İzmir’in kırsal bölge planlamasında eksiklikler olduğunu da sözlerine ekleyen Tugay, “Hangi bölgede tarım ve hayvancılık yapılacak, alt yapı ne olacak? Hayvancılık aynı zamanda atık yönetimi ve su sıkıntısı demek. Hayvansal atığın yarattığı çevresel etki var. Bunun planlanması lazım. Bunu cahilce yapmaktan sıyrılmalıyız. Herhangi başarılı bir Avrupa ülkesinin yaptığı gibi ‘Ben şu alanda hayvancılık yapacağım, alt yapısı bu’ gibi tanımlamalara ihtiyacımız var. Biz burada epeyce gerideyiz. Ben uygun görürseniz sizin de içine dahil olduğunuz bir çalışma ortamı içinde bunların hepsini planlamak isterim. Buna merkezi hükümet ve bakanlıklarımız da dahil.
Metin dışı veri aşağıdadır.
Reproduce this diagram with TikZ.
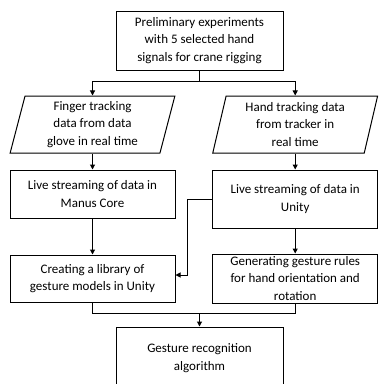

Kurum ve kuruluşlarımız da dahil. Bu işin de siyaseti olmasın. O parti bu parti olmasın. Birlikte bir şeyler ortaya koymak isterim. Kırsal bölge planlaması konusunda da Büyükşehri daha aktif hale getirmek istiyorum. Daima ilgili paydaşlarla koordine halinde olacağım. Hayalim İzmir’i ortak yönetmek. Biz bunu yapalım. Her konuda birlikte mesafe alalım. Belediyenin görevi daha çok bu işleri koordine etmek. Belediyeye biraz daha az siyaset karıştıralım. Ben oy hesabıyla değil, İzmir’i çok iyi bir noktaya taşımak hedefimle bu dönemi bir sıçrama dönemi haline getireceğim’’ diye konuştu.